We have carefully reviewed the record presented and it does not establish that the landlords knew or had reason to know that Nojo was a dangerous animal. Nothing indicates that Mr. Ackmann had ever seen or heard of Nojo before the injury. The dog had only been on the premises from 1 to 3 weeks (depending on whose testimony is accepted). Mrs. Ackmann did not see or hear of it until April 1 or 2, 1978, just 2 or 3 days before the April 4, 1978 injury to the plaintiff. This was on April 1 or 2, when Mrs. Ackmann visited the duplex and saw Nojo for the first time. Nojo was inside the duplex and was "just standing there." Although at her deposition Mrs. Ackmann did use the phrase "[t]hat dog looked vicious to me," a reading of that in context with her complete deposition indicates no more than as she testified, *449 that Nojo did nothing but just stand there. We fail to see how this can establish the required quantum of proof that the landlords, in the language of Johnston v. Ohls, supra at 400, knew or reasonably should have known "that the dog [had] vicious or dangerous propensities likely to cause the injury complained of, ..." In any event, it is not suggested that there was any way that the tenant and subtenant could have been legally evicted between April 1 or 2 when Mrs. Ackmann first saw Nojo and April 4 when the injury occurred — the course which the plaintiff argues was open to the landlords and on which the plaintiff seeks to predicate the landlords' liability under the "dangerous conditions and activities" argument.

[7] Even if we assume that the landlords should and could have evicted the tenant and subtenant when they first learned that the female Doberman pinscher, Tausha, and the toy poodle were on the premises in violation of the no pets clause in the rental agreement (and in which event the injury would have not occurred if the tenant and subtenants were no longer on the rental premises with Nojo on April 4), that still does not establish a liability issue in this case. When a duty is imposed and a defendant's conduct violates that duty, there is still no cause of action unless there is a sufficiently close, actual, causal connection between defendant's conduct and the actual damage suffered by the plaintiff. Rikstad v. Holmberg, 76 Wash. 2d 265, 268, 456 P.2d 355 (1969). There would in that event be no such causal connection, but only speculation about what might or might not have happened on April 4, 1978, if something else had or had not happened.

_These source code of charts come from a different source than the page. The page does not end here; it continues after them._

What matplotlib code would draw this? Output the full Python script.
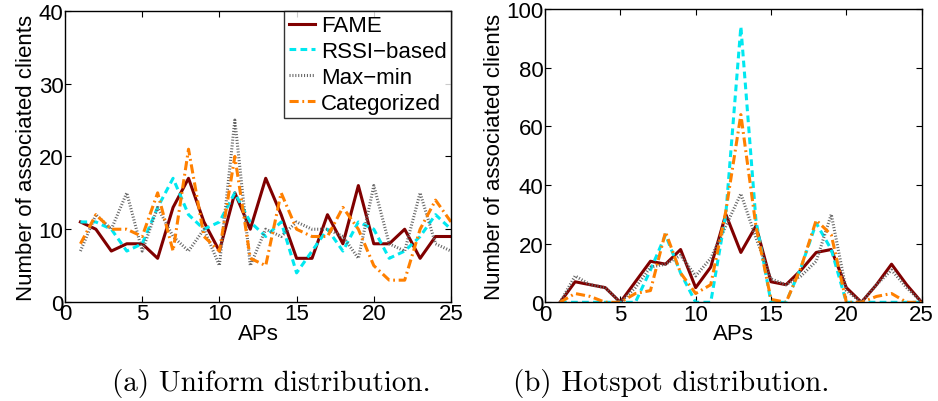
import numpy as np
import matplotlib
matplotlib.use("Agg")
import matplotlib.pyplot as plt

plt.rcParams['font.family'] = ['Liberation Sans', 'DejaVu Sans']

# AP index
aps = np.arange(1, 26)

# (a) Uniform distribution
uni_fame = [11, 10, 7, 8, 8, 6, 13, 17, 11, 7, 15, 10, 17, 12, 6, 6, 12, 8, 16, 8, 8, 10, 6, 9, 9]
uni_rssi = [11, 11, 10, 7, 8, 13, 17, 12, 10, 11, 15, 11, 9, 11, 4, 7, 10, 7, 11, 10, 6, 7, 9, 12, 10]
uni_maxmin = [7, 12, 10, 15, 7, 13, 9, 7, 10, 5, 25, 5, 10, 9, 11, 10, 10, 9, 6, 16, 8, 7, 15, 8, 7]
uni_cat = [8, 12, 10, 10, 9, 15, 7, 21, 9, 7, 20, 6, 5, 15, 10, 9, 9, 13, 10, 5, 3, 3, 10, 14, 11]

# (b) Hotspot distribution
hot_fame = [0, 7, 6, 5, 0, 7, 14, 13, 18, 5, 12, 30, 17, 26, 7, 6, 11, 17, 18, 5, 0, 6, 13, 6, 0]
hot_rssi = [0, 0, 0, 0, 0, 0, 11, 23, 10, 0, 0, 30, 94, 28, 0, 0, 12, 27, 18, 0, 0, 0, 0, 0, 0]
hot_maxmin = [0, 9, 6, 5, 0, 5, 12, 13, 16, 9, 15, 26, 37, 22, 8, 6, 9, 14, 30, 4, 0, 6, 11, 5, 0]
hot_cat = [0, 3, 2, 0, 0, 3, 4, 24, 10, 3, 6, 31, 64, 26, 1, 0, 12, 28, 23, 0, 0, 2, 3, 0, 0]

labels = ["FAME", "RSSI\u2212based", "Max\u2212min", "Categorized"]
styles = [
    dict(color="#800000", linestyle="-", linewidth=2.2),
    dict(color="#00E8F0", linestyle=(0, (2.2, 1.4)), linewidth=2.2),
    dict(color="#666666", linestyle=(0, (0.35, 0.6)), linewidth=2.2),
    dict(color="#FF8000", linestyle=(0, (3.0, 1.2, 0.6, 1.2)), linewidth=2.2),
]

fig = plt.figure(figsize=(9.38, 4.02), dpi=100)
ax_uni = fig.add_axes([0.0693, 0.2463, 0.4115, 0.724])
ax_hot = fig.add_axes([0.581, 0.2455, 0.4016, 0.7296])


def draw(ax, series, ymax, yticks):
    for values, label, style in zip(series, labels, styles):
        ax.plot(aps, values, label=label, **style)
    ax.set_xlim(0, 25)
    ax.set_ylim(0, ymax)
    ax.set_xticks([0, 5, 10, 15, 20, 25])
    ax.set_yticks(yticks)
    ax.tick_params(direction="in", top=True, right=True, labelsize=16, length=4, pad=1)
    ax.set_xlabel("APs", fontsize=16, labelpad=-1)
    ax.set_ylabel("Number of associated clients", fontsize=16, labelpad=1)
    for spine in ax.spines.values():
        spine.set_linewidth(1.0)


draw(ax_uni, [uni_fame, uni_rssi, uni_maxmin, uni_cat], 40, [0, 10, 20, 30, 40])
draw(ax_hot, [hot_fame, hot_rssi, hot_maxmin, hot_cat], 100, [0, 20, 40, 60, 80, 100])

leg = ax_uni.legend(loc="upper right", fontsize=16, frameon=True, fancybox=False,
                    borderpad=0.2, labelspacing=0.22, handlelength=1.2,
                    handletextpad=0.25, borderaxespad=0.0)
leg.get_frame().set_edgecolor("black")
leg.get_frame().set_linewidth(1.0)

fig.text(0.289, 0.047, "(a) Uniform distribution.", ha="center", va="center",
         fontsize=21, family="cmr10")
fig.text(0.716, 0.047, "(b) Hotspot distribution.", ha="center", va="center",
         fontsize=21, family="cmr10")

fig.savefig("out.png", dpi=100)
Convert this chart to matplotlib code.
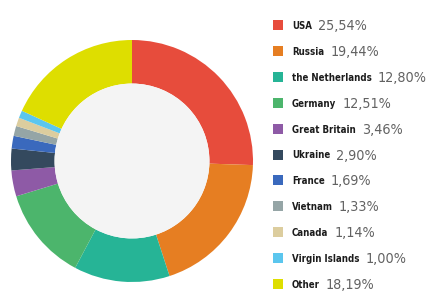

[8] Considering all of the evidence in the record and reasonable inferences therefrom in favor of the plaintiff, as we have, we conclude that no genuine issue as to any material fact exists as to the landlords' liability, and that as a matter of law the landlords were entitled to a judgment of dismissal. CR 56; Morris v. McNicol, 83 Wash. 2d 491, 494, 519 P.2d 7 (1974). The trial court did not err in so ruling.

*450 Affirmed.

JAMES, A.C.J., and SWANSON, J., concur.

Reconsideration denied August 6, 1980.

Review granted by Supreme Court October 24, 1980.

NOTES

[1] Uccello v. Laudenslayer, 44 Cal. App. 3d 504, 118 Cal. Rptr. 741, 81 A.L.R. 3d 628 (1975) holds that a duty of care arises when the landlord has actual knowledge of the presence of a dangerous animal and when the landlord has the right to remove the animal by retaking possession of the premises. Having decided the case on the basis set forth herein, however, we need not determine whether the holding of Uccello v. Laudenslayer should be the law of this jurisdiction and therefore we do not do so.